** start EXTRACTED MATERIAL **
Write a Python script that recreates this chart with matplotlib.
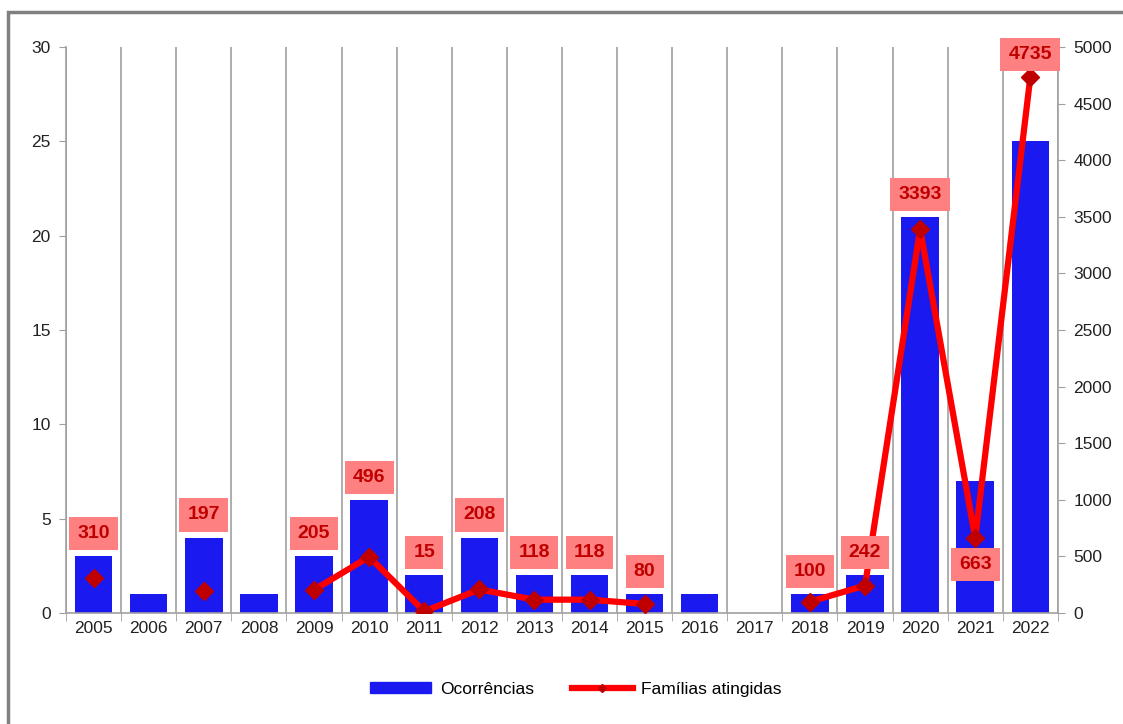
import numpy as np
import matplotlib
matplotlib.use("Agg")
import matplotlib.pyplot as plt
from matplotlib.lines import Line2D
from matplotlib.patches import Patch, Rectangle

plt.rcParams['font.family'] = ['Liberation Sans', 'DejaVu Sans']

years = [str(y) for y in range(2005, 2023)]
ocorrencias = [3, 1, 4, 1, 3, 6, 2, 4, 2, 2, 1, 1, 0, 1, 2, 21, 7, 25]
familias = [310, np.nan, 197, np.nan, 205, 496, 15, 208, 118, 118, 80,
            np.nan, np.nan, 100, 242, 3393, 663, 4735]

BAR = "#1a1af0"
LINE = "#ff0000"
MARK = "#c00000"
BOX = "#ff8080"
GRID = "#a0a0a0"

fig = plt.figure(figsize=(11.23, 7.24), dpi=100)
# outer chart border
fig.patches.append(Rectangle((0.007, -0.1), 1.2, 1.083,
                             transform=fig.transFigure, fill=False,
                             edgecolor="#808080", linewidth=2.5))
ax = fig.add_axes([0.0588, 0.1533, 0.8832, 0.7817])
ax2 = ax.twinx()

x = np.arange(len(years))
ax.bar(x, ocorrencias, width=0.68, color=BAR, zorder=2)
ax.set_xlim(-0.5, len(years) - 0.5)
ax.set_ylim(0, 30)
ax.set_yticks(range(0, 31, 5))

# vertical separators between categories
for b in np.arange(-0.5, len(years) + 0.5, 1):
    ax.axvline(b, color=GRID, lw=1.2, zorder=1)

ax.set_xticks(x)
ax.set_xticklabels(years)
ax.set_xticks(np.arange(-0.5, len(years), 1), minor=True)
ax.tick_params(axis='x', which='major', length=0, labelsize=12.5, colors="#222222", pad=6)
ax.tick_params(axis='x', which='minor', length=6, color=GRID)
ax.tick_params(axis='y', length=5, color=GRID, labelsize=12.5, labelcolor="#222222", pad=6)

ax.spines["top"].set_visible(False)
ax.spines["right"].set_visible(False)
for s in ["left", "bottom"]:
    ax.spines[s].set_color(GRID)
    ax.spines[s].set_linewidth(1.2)
ax2.spines["top"].set_visible(False)
ax2.spines["left"].set_visible(False)
ax2.spines["bottom"].set_visible(False)
ax2.spines["right"].set_color(GRID)
ax2.spines["right"].set_linewidth(1.2)

ax2.plot(x, familias, color=LINE, lw=4.5, zorder=3, solid_capstyle="round")
ax2.plot(x, familias, ls="none", marker="D", ms=9, color=MARK, zorder=4)
ax2.set_ylim(0, 5000)
ax2.set_yticks(range(0, 5001, 500))
ax2.tick_params(axis='y', length=5, color=GRID, labelsize=12.5, labelcolor="#222222", pad=6)

# data labels, placed above the taller of bar / point
scale = 5000 / 30
for i, v in enumerate(familias):
    if np.isnan(v):
        continue
    if years[i] == "2021":
        ly = v - 1.4 * scale
    else:
        ly = max(ocorrencias[i] * scale, v) + 1.2 * scale
    ax2.text(i, ly, f"{int(v)}", ha="center", va="center", fontsize=14,
             fontweight="bold", color=MARK, zorder=6,
             bbox=dict(boxstyle="square,pad=0.42", fc=BOX, ec="none"))

handles = [Patch(color=BAR),
           Line2D([], [], color=LINE, lw=4.5, marker="D", ms=4, mfc=MARK, mec=MARK)]
fig.legend(handles, ["Ocorrências", "Famílias atingidas"], loc="center",
           bbox_to_anchor=(0.513, 0.048), ncol=2, frameon=False, fontsize=12.5,
           handlelength=3.5, columnspacing=2.2, handleheight=0.6, handletextpad=0.5)

fig.savefig("out.png", dpi=100)
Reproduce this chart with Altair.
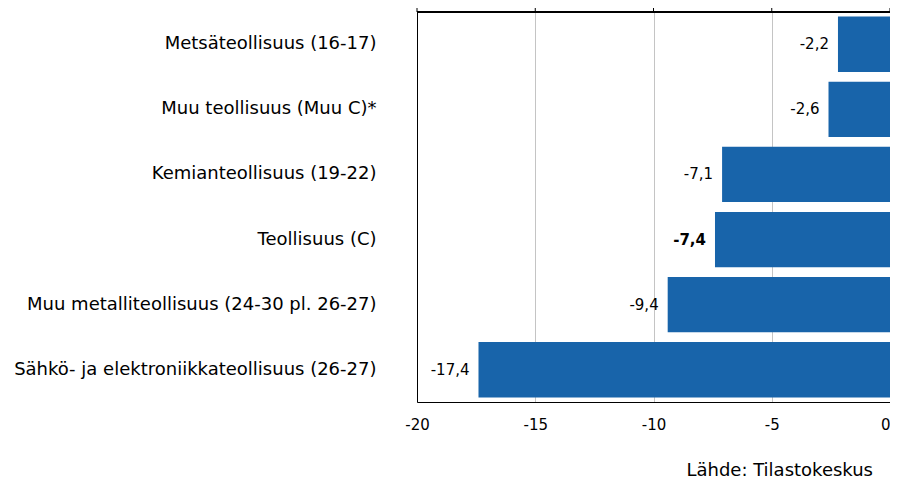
import altair as alt
import pandas as pd

categories = [
    "Metsäteollisuus (16-17)",
    "Muu teollisuus (Muu  C)*",
    "Kemianteollisuus (19-22)",
    "Teollisuus (C)",
    "Muu metalliteollisuus (24-30  pl. 26-27)",
    "Sähkö- ja elektroniikkateollisuus  (26-27)",
]
values = [-2.2, -2.6, -7.1, -7.4, -9.4, -17.4]
highlight = "Teollisuus (C)"
x_ticks = [-20, -15, -10, -5, 0]
source = "Lähde: Tilastokeskus"

df = pd.DataFrame({"cat": categories, "value": values})
ticks_df = pd.DataFrame({"t": x_ticks})

FONT = "DejaVu Sans"
x_scale = alt.Scale(domain=[-20, 0], nice=False, zero=False)
y_scale = alt.Scale(domain=categories, paddingInner=0.15, paddingOuter=0.07)

base = alt.Chart(df)

bars = base.mark_bar(color="#1864aa").encode(
    x=alt.X(
        "value:Q",
        scale=x_scale,
        axis=alt.Axis(
            values=x_ticks,
            title=None,
            grid=True,
            gridColor="#c4c4c4",
            domainColor="black",
            ticks=False,
            labelFont=FONT,
            labelFontSize=15,
            labelColor="black",
            labelPadding=15,
            labelFlush=False,
            labelAlign=alt.expr("datum.value == 0 ? 'right' : 'center'"),
            format="d",
        ),
    ),
    x2=alt.datum(0),
    y=alt.Y(
        "cat:N",
        sort=categories,
        scale=y_scale,
        axis=alt.Axis(
            title=None,
            ticks=False,
            labelFont=FONT,
            labelFontSize=18,
            labelPadding=41,
            labelLimit=0,
            domainColor="black",
            labelColor="black",
        ),
    ),
)

text_enc = dict(
    x=alt.X("value:Q", scale=x_scale),
    y=alt.Y("cat:N", sort=categories, scale=y_scale),
    text=alt.Text("value:Q", format=".1f"),
)

labels = base.transform_filter(alt.datum.cat != highlight).mark_text(
    align="right", baseline="middle", dx=-9, font=FONT, fontSize=15, color="black"
).encode(**text_enc)

labels_bold = base.transform_filter(alt.datum.cat == highlight).mark_text(
    align="right", baseline="middle", dx=-9, font=FONT, fontSize=15, fontWeight="bold", color="black"
).encode(**text_enc)

top_line = alt.Chart(ticks_df).mark_rule(color="black", strokeWidth=2).encode(
    x=alt.X("min(t):Q", scale=x_scale),
    x2=alt.X2("max(t):Q"),
    y=alt.value(0),
)

top_ticks = alt.Chart(ticks_df).mark_rule(color="black", strokeWidth=1).encode(
    x=alt.X("t:Q", scale=x_scale),
    y=alt.value(-5),
    y2=alt.value(0),
)

chart = (
    alt.layer(bars, labels, labels_bold, top_line, top_ticks)
    .properties(
        width=473,
        height=390,
        autosize=alt.AutoSizeParams(type="none"),
        padding={"left": 409, "top": 4, "right": 0, "bottom": 81},
        title=alt.TitleParams(
            source,
            orient="bottom",
            anchor="end",
            font=FONT,
            fontSize=18,
            fontWeight="normal",
            color="black",
            offset=30,
            dx=-18,
        ),
    )
    .configure_view(stroke=None)
    .configure(locale=alt.Locale(number=alt.NumberLocale(decimal=",", thousands=" ", grouping=[3], currency=["", " €"], minus="-")))
)

chart.save("out.html", embed_options={"renderer": "svg", "actions": False})
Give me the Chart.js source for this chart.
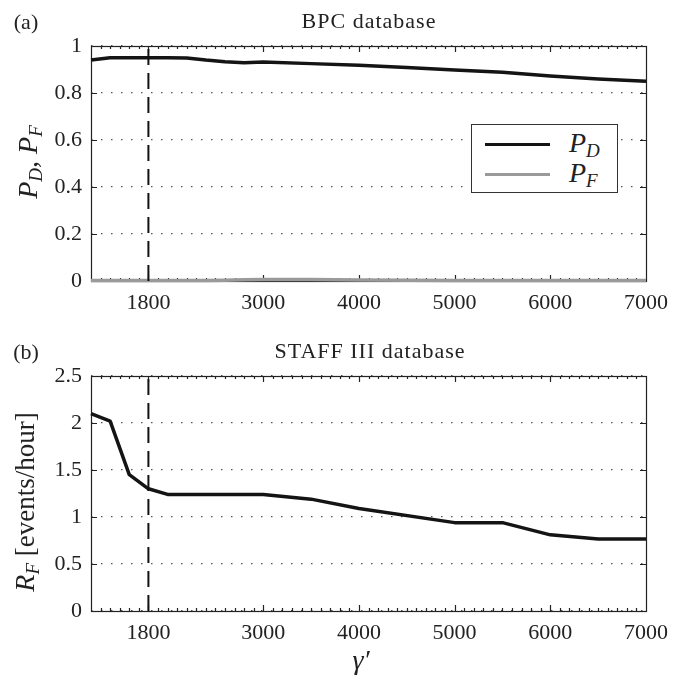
<!DOCTYPE html>
<html>
<head>
<meta charset="utf-8">
<script src="https://cdn.jsdelivr.net/npm/chart.js@4.4.1/dist/chart.umd.min.js"></script>
<style>
  body { margin: 0; background: #fff; }
  #wrap { position: relative; width: 686px; height: 680px; font-family: "Liberation Serif", serif; color: #222; }
  canvas { position: absolute; left: 0; }
  .t { position: absolute; transform: translate(-50%, -50%); white-space: nowrap; }
  .rot { transform: translate(-50%, -50%) rotate(-90deg); }
  .panel { font-size: 22px; }
  .titulo { font-size: 22px; letter-spacing: 1px; }
  .m { font-style: italic; font-size: 28px; }
  .m sub { font-size: 19px; vertical-align: -5px; }
  #legenda { position: absolute; left: 471px; top: 124px; width: 147px; height: 69px; border: 1px solid #333; background: #fff; box-sizing: border-box; }
  .item { position: absolute; left: 13px; height: 30px; display: flex; align-items: center; }
  .amostra { width: 65px; height: 3px; margin-right: 19px; }
</style>
</head>
<body>
<div id="wrap">
  <canvas id="grafico-a" width="686" height="330" style="top:0"></canvas>
  <canvas id="grafico-b" width="686" height="350" style="top:330px"></canvas>

  <div class="t panel" style="left:26px; top:22px">(a)</div>
  <div class="t titulo" style="left:369px; top:21px">BPC database</div>
  <div class="t rot m" style="left:29px; top:162px"><i>P</i><sub>D</sub>, <i>P</i><sub>F</sub></div>

  <div class="t panel" style="left:26px; top:352px">(b)</div>
  <div class="t titulo" style="left:370px; top:351px">STAFF III database</div>
  <div class="t rot" style="left:26px; top:502px; font-size:27px"><span class="m"><i>R</i><sub>F</sub></span> [events/hour]</div>

  <div class="t m" style="left:361px; top:660px">γ′</div>

  <div id="legenda"></div>
</div>

<script>
// limites do eixo x e ticks
const limiteX = [1200, 7000];
const ticksX = [1800, 3000, 4000, 5000, 6000, 7000];
const limiarGama = 1800;

// painel (a) - BPC
const gamaA = [1200, 1400, 1600, 1800, 2000, 2200, 2400, 2600, 2800, 3000, 3500, 4000, 4500, 5000, 5500, 6000, 6500, 7000];
const valoresPD = [0.940, 0.950, 0.950, 0.950, 0.950, 0.949, 0.940, 0.933, 0.929, 0.932, 0.925, 0.918, 0.908, 0.898, 0.888, 0.872, 0.860, 0.850];
const valoresPF = [0.002, 0.002, 0.002, 0.002, 0.002, 0.002, 0.002, 0.003, 0.005, 0.006, 0.006, 0.004, 0.003, 0.002, 0.002, 0.002, 0.002, 0.002];
const ticksYA = [0, 0.2, 0.4, 0.6, 0.8, 1];
const rotulosYA = ['0', '0.2', '0.4', '0.6', '0.8', '1'];

// painel (b) - STAFF III
const gamaB = [1200, 1400, 1600, 1800, 2000, 3000, 3500, 4000, 5000, 5500, 6000, 6500, 7000];
const valoresRF = [2.10, 2.02, 1.45, 1.30, 1.24, 1.24, 1.19, 1.09, 0.94, 0.94, 0.81, 0.765, 0.765];
const ticksYB = [0, 0.5, 1, 1.5, 2, 2.5];
const rotulosYB = ['0', '0.5', '1', '1.5', '2', '2.5'];

const corPD = '#141414';
const corPF = '#9a9a9a';

Chart.defaults.font.family = '"Liberation Serif", serif';
Chart.defaults.font.size = 22;
Chart.defaults.color = '#222';

const pontos = (xs, ys) => xs.map((x, i) => ({ x, y: ys[i] }));

// moldura com ticks internos (maiores e menores)
const moldura = {
  id: 'moldura',
  beforeDatasetsDraw(chart) {
    const { ctx, chartArea: a, scales: { x, y } } = chart;
    ctx.save();
    ctx.strokeStyle = '#222';
    ctx.lineWidth = 1.2;
    ctx.strokeRect(Math.round(a.left) + 0.5, Math.round(a.top) + 0.5, Math.round(a.right - a.left), Math.round(a.bottom - a.top));
    ctx.beginPath();
    for (let v = limiteX[0] + 100; v < limiteX[1]; v += 100) {
      const px = Math.round(x.getPixelForValue(v)) + 0.5;
      const len = ticksX.includes(v) ? 6 : 3;
      ctx.moveTo(px, a.bottom); ctx.lineTo(px, a.bottom - len);
      ctx.moveTo(px, a.top); ctx.lineTo(px, a.top + len);
    }
    y.ticks.forEach(t => {
      const py = Math.round(y.getPixelForValue(t.value)) + 0.5;
      ctx.moveTo(a.left, py); ctx.lineTo(a.left + 6, py);
      ctx.moveTo(a.right, py); ctx.lineTo(a.right - 6, py);
    });
    ctx.stroke();
    ctx.restore();
  }
};

function opcoes(ticksY, rotulosY, maxY, baixo) {
  return {
    responsive: false,
    animation: false,
    layout: { padding: { left: 0, right: 40, top: 46, bottom: baixo } },
    plugins: { legend: { display: false }, tooltip: { enabled: false } },
    elements: { point: { radius: 0 }, line: { tension: 0, borderCapStyle: 'butt', borderJoinStyle: 'round' } },
    scales: {
      x: {
        type: 'linear', min: limiteX[0], max: limiteX[1],
        grid: { display: false },
        border: { display: false },
        ticks: { padding: 1, maxRotation: 0, autoSkip: false, callback: v => String(v) },
        afterBuildTicks: s => { s.ticks = ticksX.map(v => ({ value: v })); },
        afterFit: s => { s.height = 49; }
      },
      y: {
        min: 0, max: maxY,
        grid: { color: '#555', lineWidth: 1.2, drawTicks: false },
        border: { display: false, dash: [1.5, 8.5] },
        ticks: { padding: 9, callback: v => rotulosY[ticksY.indexOf(v)] },
        afterBuildTicks: s => { s.ticks = ticksY.map(v => ({ value: v })); },
        afterFit: s => { s.width = 91; }
      }
    }
  };
}

new Chart(document.getElementById('grafico-a'), {
  type: 'line',
  plugins: [moldura],
  data: {
    datasets: [
      { label: 'limiar', data: pontos([limiarGama, limiarGama], [0, 1]), borderColor: '#111', borderWidth: 2, borderDash: [16, 8], clip: false },
      { label: 'PF', data: pontos(gamaA, valoresPF), borderColor: corPF, borderWidth: 3.5, clip: false },
      { label: 'PD', data: pontos(gamaA, valoresPD), borderColor: corPD, borderWidth: 3.5, clip: false }
    ]
  },
  options: opcoes(ticksYA, rotulosYA, 1, 0)
});

new Chart(document.getElementById('grafico-b'), {
  type: 'line',
  plugins: [moldura],
  data: {
    datasets: [
      { label: 'limiar', data: pontos([limiarGama, limiarGama], [0, 2.5]), borderColor: '#111', borderWidth: 2, borderDash: [16, 8], clip: false },
      { label: 'RF', data: pontos(gamaB, valoresRF), borderColor: corPD, borderWidth: 3.5, clip: false }
    ]
  },
  options: opcoes(ticksYB, rotulosYB, 2.5, 20)
});

// legenda do painel (a)
const legenda = document.getElementById('legenda');
[['D', corPD, 4], ['F', corPF, 34]].forEach(([sub, cor, topo]) => {
  const item = document.createElement('div');
  item.className = 'item';
  item.style.top = topo + 'px';
  item.innerHTML = `<span class="amostra" style="background:${cor}"></span><span class="m"><i>P</i><sub>${sub}</sub></span>`;
  legenda.appendChild(item);
});
</script>
</body>
</html>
** end EXTRACTED MATERIAL **
- [WHAT YOU SHOULD DO]:
Locate each line containing the string "source" and show it.

- [COMPLETED TASK]:
source = "Lähde: Tilastokeskus"
            source,
Give me the Chart.js source for this chart.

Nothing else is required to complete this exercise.